“Yes! Of course! Immediately!”, said the mortgage company…
While as a mortgage company we certainly have skin in the game when it comes to refinancing, transparency is also the name of our game, and we want you to know the truth to the question “is it smart to refinance my home?”. And that truth is, it depends. First, what is a refinance? Refinancing is the restructuring of your mortgage loan, paying off the old loan and replacing it with a new loan under different terms. You can refinance simply to reduce your interest rates, or you can refinance to access the equity you’ve built up in your home. Many people do this to receive cash from their equity to pay off debts, perform home fixes or renovations, or to use the cash for some other purpose.
But is it smart to refinance your home? It’s important to keep in mind that while owning a home is one of the best ways to accrue wealth in many areas of the country, it’s reckless when it comes to your finances to use your home as a piggy bank. Thinking of refinancing to pay for a quick vacation on a whim? To purchase that new toy that you’ll tire of in a few months? Because you’ve got a super huge crush on your loan officer and want an excuse to keep in contact with them over 2-3 weeks? These are all pretty terrible reasons to refinance (though your loan officer is very flattered by reason #3), and in these cases, we’d advise that no, it is not smart to refinance your home.
There are, however, many reasons where refinancing is a good idea. Restructuring a mortgage to a lower rate can add a ton of cash flow and make things less tight around the house – so as long as the monthly savings offsets any closing costs, a rate reduction refinance (known in the industry as a rate/term refi) is usually a good idea – but keep in mind, the savings has to make sense when you factor in any costs. Speaking of rate/term refinancing, changing a loan term is also a popular and oftentimes good reason to refinance. If a current 15 year loan isn’t working because the payment is uncomfortably high, switching to a 30 year term could help. A 30 year term with no prepayment penalties also gives borrowers more flexibility month over month (for example, if you WANT to pay your loan off in 15 years, you can by making larger monthly payments – but if you want to put that money elsewhere, the lower 30 year payment gives you that option). Has your income increased to a point where you can afford spending extra each month? Maybe moving to a lower rate 15 year term would save you a TON of interest over the long haul, something many home owners take advantage of when planning toward a mortgage-free retirement.

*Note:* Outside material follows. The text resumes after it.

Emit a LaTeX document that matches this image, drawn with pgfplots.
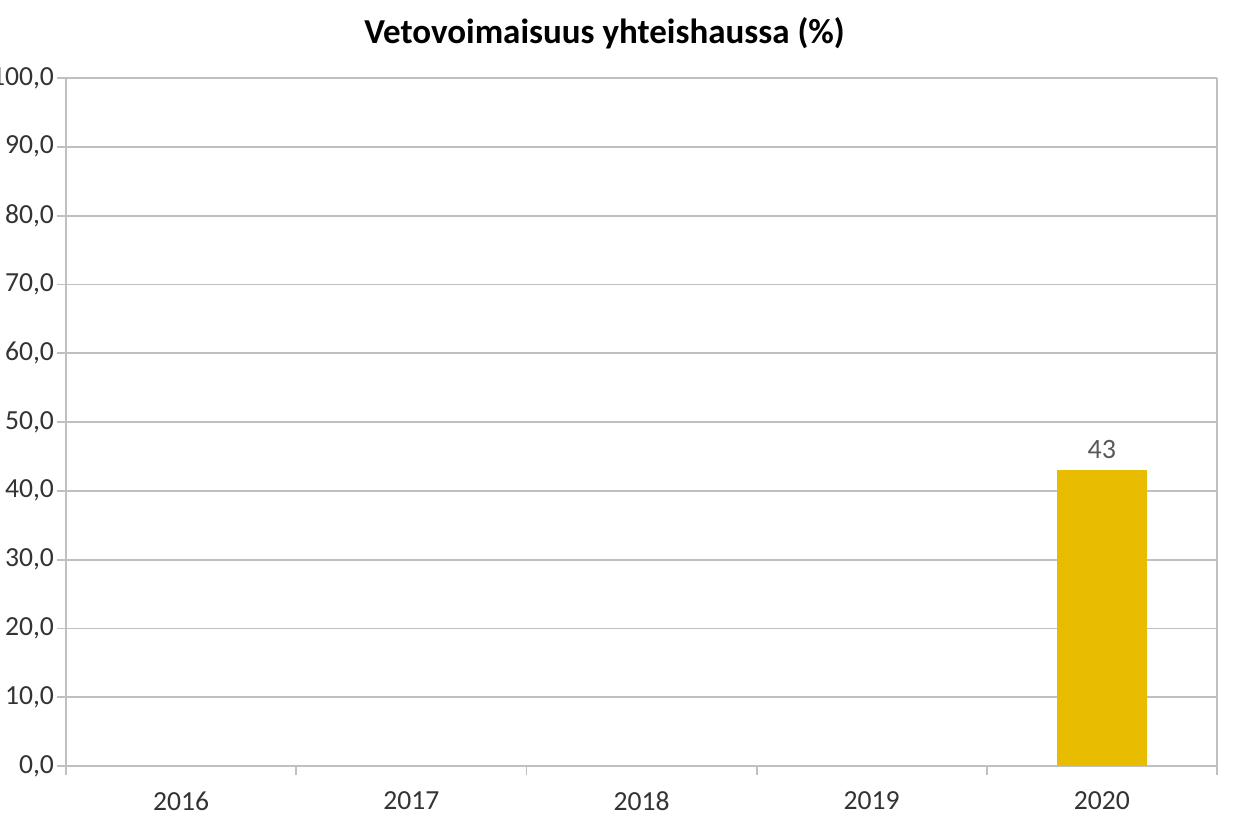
\documentclass[border=0pt]{standalone}
\usepackage{pgfplots}
\pgfplotsset{compat=1.18}
\usepackage{fontspec}
\setmainfont{Carlito}
\definecolor{gridgray}{RGB}{192,192,192}
\definecolor{bargold}{RGB}{232,188,0}
\definecolor{labgray}{RGB}{89,89,89}
\begin{document}
\begin{tikzpicture}
\path[use as bounding box] (0,0) rectangle (617pt,410.5pt);
\begin{scope}
\clip (0,0) rectangle (617pt,410.5pt);
\begin{axis}[
  at={(33pt,27.5pt)}, anchor=south west,
  scale only axis, width=575.5pt, height=344pt,
  xmin=-0.5, xmax=4.5, ymin=0, ymax=100,
  ytick={0,10,...,100},
  xtick={0,1,2,3,4},
  xticklabels={2016,2017,2018,2019,2020},
  minor xtick={-0.5,0.5,1.5,2.5,3.5,4.5},
  major x tick style={draw=none},
  minor tick length=4.5pt,
  major tick length=4.5pt,
  tick align=outside,
  tick style={gridgray, line width=0.9pt},
  ymajorgrids, grid style={gridgray, line width=0.9pt},
  axis line style={gridgray, line width=0.9pt},
  axis x line*=bottom, axis y line*=left,
  separate axis lines,
  extra description/.code={\draw[gridgray, line width=0.9pt] (1,0) -- (1,1);},
  yticklabel style={font=\fontsize{13.8}{15}\selectfont, text=black!80, anchor=east, xshift=2pt},
  xticklabel style={font=\fontsize{13.8}{15}\selectfont, text=black!80, yshift=-5pt},
  /pgf/number format/.cd, fixed, fixed zerofill, precision=1, use comma,
  assume math mode=true,
  /pgfplots/.cd,
  yticklabel={\pgfmathprintnumber{\tick}},
  title={\bfseries Vetovoimaisuus yhteishaussa (\%)},
  title style={font=\fontsize{17.5}{20}\selectfont\bfseries, yshift=5pt, xshift=-18.5pt},
  ybar, bar width=45pt,
  nodes near coords,
  nodes near coords style={font=\fontsize{14}{16}\selectfont, text=labgray, yshift=2pt,
    /pgf/number format/.cd, fixed, precision=0},
]
\addplot[fill=bargold, draw=none] coordinates {(4,43)};
\end{axis}
\end{scope}
\end{tikzpicture}
\end{document}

Where things get a little more complex is when cash out, or removing equity from your home, is involved. Adding to your loan balance at the expense of equity in your home can be extremely beneficial to a home owner, or financially disastrous, so the big thing to consider is “is the money worth it”. For example, taking $30,000 cash out of your home equity to do upgrades or renovations could both add to your home value and make your life more comfortable – so it might be worth the additional monthly cost. Taking out equity to pay off other debts is also a common reason to refinance, and also can be great for some people and a terrible idea for others. For example, if you pay off a bunch of credit cards, take out equity to pay them off, then run them up again, you’re setting yourself up for financial ruin and a deep hole to climb out of. But if you pay off higher rate debt that’s difficult to pay off with your monthly budget, and then invest the monthly savings back into your mortgage or other smarter financial plans, it can be a great decision. For some folks, just the increase in monthly cash flow from getting rid of shorter-term, higher rate debt can be a life changing move. But it’s important to remember it DOES come at the expense of your home equity. That money might seem free, but it’s not!
Bottom line, the answer to the question “is it smart to refinance your home” is different for everyone. A good loan officer will guide you through your options and discuss the benefits and pitfalls of what different loan programs would look like. Refinancing your home is a pretty easy process, and can offer tremendous benefits, but it’s best to move forward with discretion and a complete understanding of what it means for your financial plans.